- **SET EXERCISE**
Restate, exactly and without pictures, the lines from the start of the listing below through the line holding "const blueRim = line(sweep(ass.startAngle, ass.endAngle).map((t)".

- **PROVIDED DATA**

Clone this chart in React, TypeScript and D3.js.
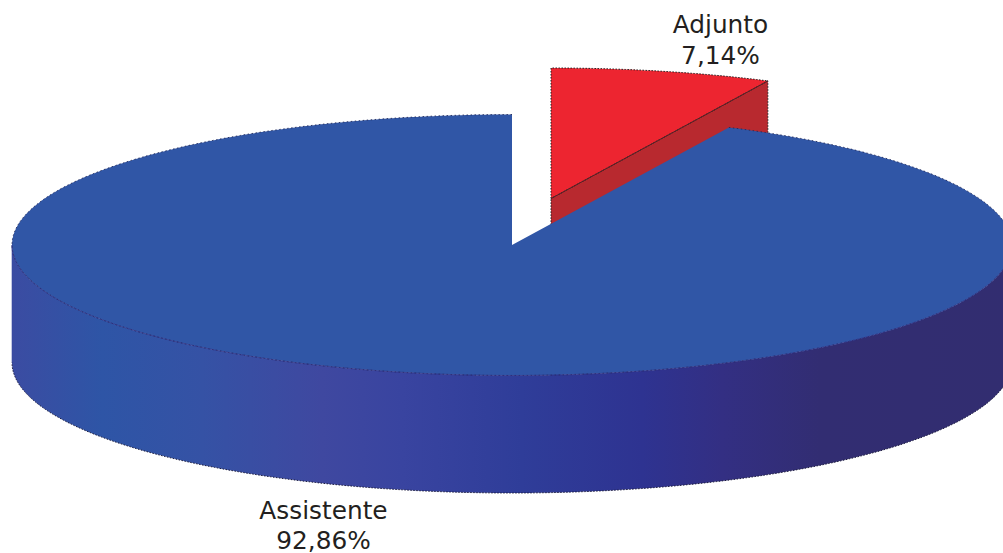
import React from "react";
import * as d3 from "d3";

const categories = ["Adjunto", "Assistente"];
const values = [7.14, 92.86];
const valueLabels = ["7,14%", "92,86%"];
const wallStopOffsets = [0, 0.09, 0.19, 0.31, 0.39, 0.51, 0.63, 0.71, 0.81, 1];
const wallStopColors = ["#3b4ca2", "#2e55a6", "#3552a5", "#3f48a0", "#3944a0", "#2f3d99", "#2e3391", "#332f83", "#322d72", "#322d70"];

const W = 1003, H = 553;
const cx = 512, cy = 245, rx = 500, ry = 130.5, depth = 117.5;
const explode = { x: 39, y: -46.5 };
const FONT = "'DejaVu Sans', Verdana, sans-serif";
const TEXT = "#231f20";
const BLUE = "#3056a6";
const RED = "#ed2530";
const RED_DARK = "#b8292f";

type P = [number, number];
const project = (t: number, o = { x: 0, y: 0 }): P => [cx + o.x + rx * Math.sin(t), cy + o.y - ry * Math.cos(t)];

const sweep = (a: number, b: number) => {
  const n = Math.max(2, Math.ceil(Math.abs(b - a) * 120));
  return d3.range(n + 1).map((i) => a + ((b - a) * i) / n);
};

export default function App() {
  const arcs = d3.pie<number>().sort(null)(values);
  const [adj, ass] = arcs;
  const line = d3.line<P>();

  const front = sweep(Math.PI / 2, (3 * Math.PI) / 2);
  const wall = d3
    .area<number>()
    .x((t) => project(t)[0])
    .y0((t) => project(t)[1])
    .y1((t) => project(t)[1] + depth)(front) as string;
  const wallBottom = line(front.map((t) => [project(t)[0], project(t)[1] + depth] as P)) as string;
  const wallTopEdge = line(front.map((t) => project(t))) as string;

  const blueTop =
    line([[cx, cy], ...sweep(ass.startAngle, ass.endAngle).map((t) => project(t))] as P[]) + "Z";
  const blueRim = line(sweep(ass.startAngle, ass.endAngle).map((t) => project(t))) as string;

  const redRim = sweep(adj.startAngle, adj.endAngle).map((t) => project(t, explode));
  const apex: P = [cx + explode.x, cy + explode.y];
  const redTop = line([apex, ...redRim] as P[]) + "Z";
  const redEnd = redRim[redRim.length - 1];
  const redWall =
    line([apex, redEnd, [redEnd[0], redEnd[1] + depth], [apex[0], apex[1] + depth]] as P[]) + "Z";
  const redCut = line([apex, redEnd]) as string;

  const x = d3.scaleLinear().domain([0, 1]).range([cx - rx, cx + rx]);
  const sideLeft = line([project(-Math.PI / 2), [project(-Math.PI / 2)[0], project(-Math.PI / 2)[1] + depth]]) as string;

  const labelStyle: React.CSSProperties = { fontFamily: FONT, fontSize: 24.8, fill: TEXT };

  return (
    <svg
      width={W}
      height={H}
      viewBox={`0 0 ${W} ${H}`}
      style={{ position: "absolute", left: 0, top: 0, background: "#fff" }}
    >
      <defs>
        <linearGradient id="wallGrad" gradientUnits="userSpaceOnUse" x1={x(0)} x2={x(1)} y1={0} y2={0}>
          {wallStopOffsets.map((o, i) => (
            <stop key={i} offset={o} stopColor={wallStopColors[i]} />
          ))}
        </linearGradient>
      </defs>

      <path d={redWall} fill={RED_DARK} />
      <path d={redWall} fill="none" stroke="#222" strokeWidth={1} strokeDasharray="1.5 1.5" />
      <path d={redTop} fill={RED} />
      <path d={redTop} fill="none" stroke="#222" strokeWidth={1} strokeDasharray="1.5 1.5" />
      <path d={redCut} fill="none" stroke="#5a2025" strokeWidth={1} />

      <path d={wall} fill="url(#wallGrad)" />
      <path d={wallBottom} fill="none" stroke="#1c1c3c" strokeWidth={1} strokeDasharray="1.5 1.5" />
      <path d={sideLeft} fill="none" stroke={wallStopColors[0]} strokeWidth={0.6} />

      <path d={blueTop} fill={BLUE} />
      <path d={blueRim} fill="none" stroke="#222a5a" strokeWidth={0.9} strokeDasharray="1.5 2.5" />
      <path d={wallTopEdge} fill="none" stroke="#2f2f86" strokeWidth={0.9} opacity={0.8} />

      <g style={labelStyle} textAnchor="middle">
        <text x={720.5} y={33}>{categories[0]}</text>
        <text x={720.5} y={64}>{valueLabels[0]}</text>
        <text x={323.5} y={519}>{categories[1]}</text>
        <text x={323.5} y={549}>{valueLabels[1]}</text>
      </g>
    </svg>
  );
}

- **ANSWER FOR THE TASK**
Clone this chart in React, TypeScript and D3.js.
import React from "react";
import * as d3 from "d3";

const categories = ["Adjunto", "Assistente"];
const values = [7.14, 92.86];
const valueLabels = ["7,14%", "92,86%"];
const wallStopOffsets = [0, 0.09, 0.19, 0.31, 0.39, 0.51, 0.63, 0.71, 0.81, 1];
const wallStopColors = ["#3b4ca2", "#2e55a6", "#3552a5", "#3f48a0", "#3944a0", "#2f3d99", "#2e3391", "#332f83", "#322d72", "#322d70"];

const W = 1003, H = 553;
const cx = 512, cy = 245, rx = 500, ry = 130.5, depth = 117.5;
const explode = { x: 39, y: -46.5 };
const FONT = "'DejaVu Sans', Verdana, sans-serif";
const TEXT = "#231f20";
const BLUE = "#3056a6";
const RED = "#ed2530";
const RED_DARK = "#b8292f";

type P = [number, number];
const project = (t: number, o = { x: 0, y: 0 }): P => [cx + o.x + rx * Math.sin(t), cy + o.y - ry * Math.cos(t)];

const sweep = (a: number, b: number) => {
  const n = Math.max(2, Math.ceil(Math.abs(b - a) * 120));
  return d3.range(n + 1).map((i) => a + ((b - a) * i) / n);
};

export default function App() {
  const arcs = d3.pie<number>().sort(null)(values);
  const [adj, ass] = arcs;
  const line = d3.line<P>();

  const front = sweep(Math.PI / 2, (3 * Math.PI) / 2);
  const wall = d3
    .area<number>()
    .x((t) => project(t)[0])
    .y0((t) => project(t)[1])
    .y1((t) => project(t)[1] + depth)(front) as string;
  const wallBottom = line(front.map((t) => [project(t)[0], project(t)[1] + depth] as P)) as string;
  const wallTopEdge = line(front.map((t) => project(t))) as string;

  const blueTop =
    line([[cx, cy], ...sweep(ass.startAngle, ass.endAngle).map((t) => project(t))] as P[]) + "Z";
  const blueRim = line(sweep(ass.startAngle, ass.endAngle).map((t) => project(t))) as string;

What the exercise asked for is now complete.